Deflation is coming
Deflation is coming. Obama is running around telling the banks to lend. But bank credit is still deflating. It is hard to turn the boat around because:
1. FED makes credit available. [Yes they do]
2. Banks must lend. [No they don't, because they don't think they will get their money back]
3. Borrowers must borrow. [No they don't, because they don't think they can pay it back]
4. For inflation, consumers must spend extravagantly and chase too few products with too much money. [Consumer is a saver now]

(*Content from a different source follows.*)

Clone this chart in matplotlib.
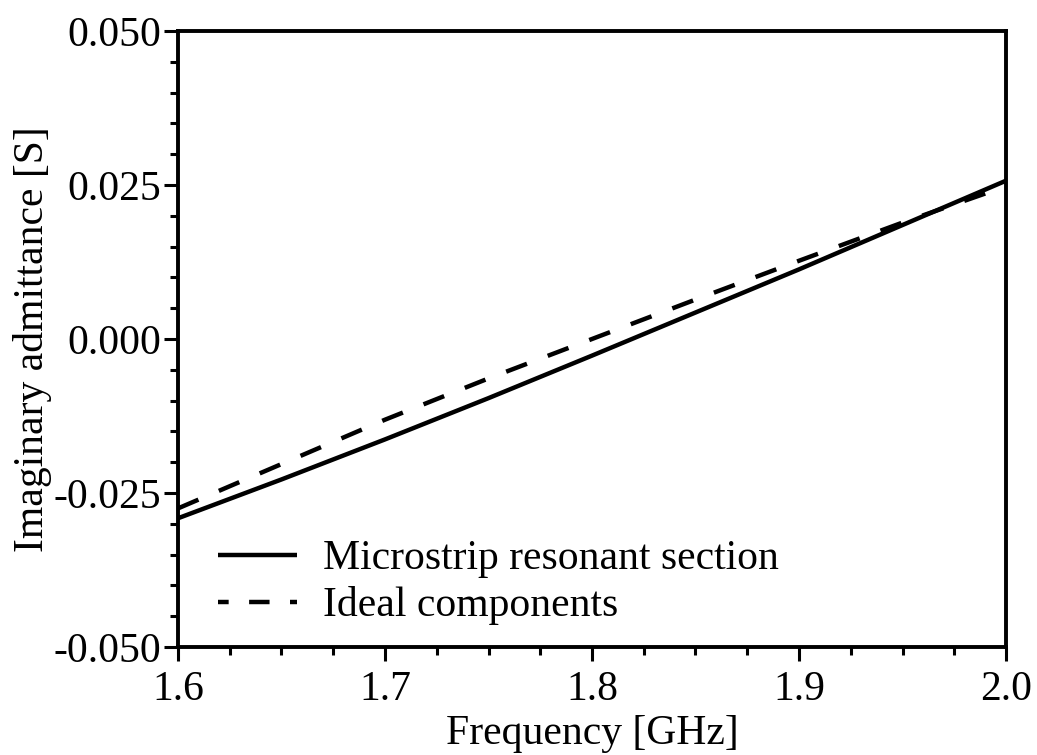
import matplotlib
matplotlib.use("Agg")
import matplotlib.pyplot as plt
from matplotlib.ticker import MultipleLocator, FormatStrFormatter

freq = [1.6, 1.65, 1.7, 1.75, 1.8, 1.85, 1.9, 1.95, 2.0]
microstrip = [-0.0291, -0.0228, -0.0163, -0.0096, -0.0027, 0.0043, 0.0113, 0.0185, 0.0257]
ideal = [-0.0275, -0.0203, -0.0131, -0.0064, 0.0000, 0.0064, 0.0127, 0.0189, 0.0248]
labels = ["Microstrip resonant section", "Ideal components"]
xlabel = "Frequency [GHz]"
ylabel = "Imaginary admittance [S]"

plt.rcParams['font.family'] = ['Liberation Serif', 'DejaVu Serif']
plt.rcParams['font.size'] = 30

fig = plt.figure(figsize=(10.37, 7.55), dpi=100)
ax = fig.add_axes([178/1037, 1-647/755, (1006-178)/1037, (647-31)/755])

ax.plot(freq, microstrip, color='black', lw=3.2, solid_capstyle='butt', label=labels[0])
ax.plot(freq, ideal, color='black', lw=3.2, linestyle=(0, (5, 5)), label=labels[1])

ax.set_xlim(1.6, 2.0)
ax.set_ylim(-0.05, 0.05)
ax.xaxis.set_major_locator(MultipleLocator(0.1))
ax.xaxis.set_minor_locator(MultipleLocator(0.025))
ax.yaxis.set_major_locator(MultipleLocator(0.025))
ax.yaxis.set_minor_locator(MultipleLocator(0.005))
ax.xaxis.set_major_formatter(FormatStrFormatter('%.1f'))
ax.yaxis.set_major_formatter(FormatStrFormatter('%.3f'))

for s in ax.spines.values():
    s.set_linewidth(2.8)
ax.tick_params(which='major', direction='out', length=10, width=2.2, pad=2,
               top=False, right=False, labelsize=30)
ax.tick_params(which='minor', direction='out', length=6, width=2.2,
               top=False, right=False)
ax.tick_params(axis='x', which='major', pad=7)

ax.set_xlabel(xlabel, fontsize=30, labelpad=4)
ax.set_ylabel(ylabel, fontsize=30, labelpad=1)

leg = ax.legend(loc='lower left', bbox_to_anchor=((218-178)/828, 0.035),
                frameon=False, borderpad=0, borderaxespad=0,
                handlelength=1.9, handletextpad=0.62, labelspacing=0.2,
                fontsize=30)
leg.get_lines()[1].set_linestyle((2.2, (4.6, 4.6)))

fig.savefig("out.png", dpi=100)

An entire nation cannot borrow for decades, inflate the money supply and the prices with borrowed money, and then hope that all will be fine when the pay back time arrives! Banks create money when we borrow:
http://www.tradingstocks.net/html/banks_create_money.html
This debt becomes our money supply. It has principal + interest to pay. Principal exists because we borrowed it. But interest is only created with further borrowing! When borrowing stops, there is not enough money to pay outstanding total debt! This is why banks are in trouble. This is why FED triples the base money supply and inflation is nowhere to be seen. This is why home prices are down, unemployment is up. The money to pay old salary levels does not exist.

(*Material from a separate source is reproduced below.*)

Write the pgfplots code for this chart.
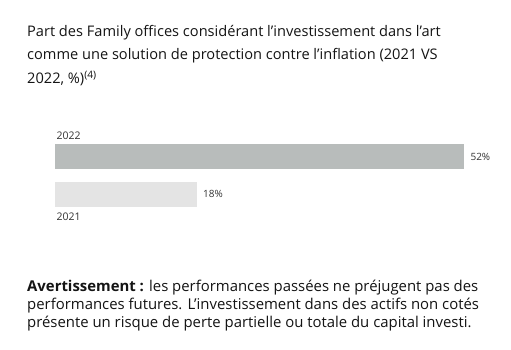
\documentclass[border=0pt]{standalone}
\usepackage{pgfplots}
\pgfplotsset{compat=1.18}
\usepackage{fontspec}
\setmainfont{Open Sans}
\definecolor{bardark}{HTML}{B8BCBB}
\definecolor{barlight}{HTML}{E4E4E4}
\definecolor{txt}{HTML}{141414}
\definecolor{lbl}{HTML}{333333}
\begin{document}
\begin{tikzpicture}[x=1pt,y=1pt]
\path[use as bounding box,fill=white] (0,0) rectangle (511,-350);
\node[anchor=north west,inner sep=0pt,align=left,text=txt,font=\fontsize{14.6}{23.5}\selectfont] at (27,-25)
{Part des Family offices considérant l'investissement dans l'art\\
comme une solution de protection contre l'inflation (2021 VS\\
2022, \%)\textsuperscript{(4)}};
\begin{axis}[
  at={(55pt,-137.75pt)}, anchor=north west,
  scale only axis, width=409pt, height=75pt,
  xmin=0, xmax=52, ymin=0.5, ymax=2.5,
  axis lines=none, ticks=none,
  xbar, bar width=25pt, bar shift=0pt,
  clip=false,
  /pgf/number format/assume math mode=true,
  nodes near coords={\pgfmathprintnumber{\pgfplotspointmeta}\%},
  every node near coord/.append style={font=\fontsize{10}{11}\selectfont, text=lbl, xshift=3pt},
]
\addplot[draw=none, fill=barlight] coordinates {(18,1)};
\addplot[draw=none, fill=bardark] coordinates {(52,2)};
\node[anchor=south west,inner sep=0pt,font=\fontsize{10.5}{11}\selectfont,text=lbl] at (axis cs:0,2) [xshift=1.5pt,yshift=17pt] {2022};
\node[anchor=north west,inner sep=0pt,font=\fontsize{10.5}{11}\selectfont,text=lbl] at (axis cs:0,1) [xshift=1.5pt,yshift=-18.5pt] {2021};
\end{axis}
\node[anchor=north west,inner sep=0pt,align=left,text=txt,font=\fontsize{14.9}{18}\selectfont] at (27,-279.5)
{\textbf{Avertissement :} les performances passées ne préjugent pas des\\
performances futures. L’investissement dans des actifs non cotés\\
présente un risque de perte partielle ou totale du capital investi.};
\end{tikzpicture}
\end{document}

State and local governments are broke and are cutting jobs, services. Banks are in trouble and are kept alive by government stimulus via Fannie, Freddie losses to keep a zombie mortgage market running. Consumer credit is deflating. Business lending is down. In general credit is deflating. Austerity measures are being taken across the world. Financial regulation is coming to curb unregulated trade. Here is what is deflationary today:
http://www.tradingstocks.net/html/signs_of_deflation.html
This is a single dip depression. March 2009 lows will not hold. We are on the top of right shoulder of head and shoulders pattern in stocks. 2000 is left shoulder, 2007 is the head, 2010 is the right shoulder. The coming crash will be one of the biggest ever. Prepare for another Great Depression.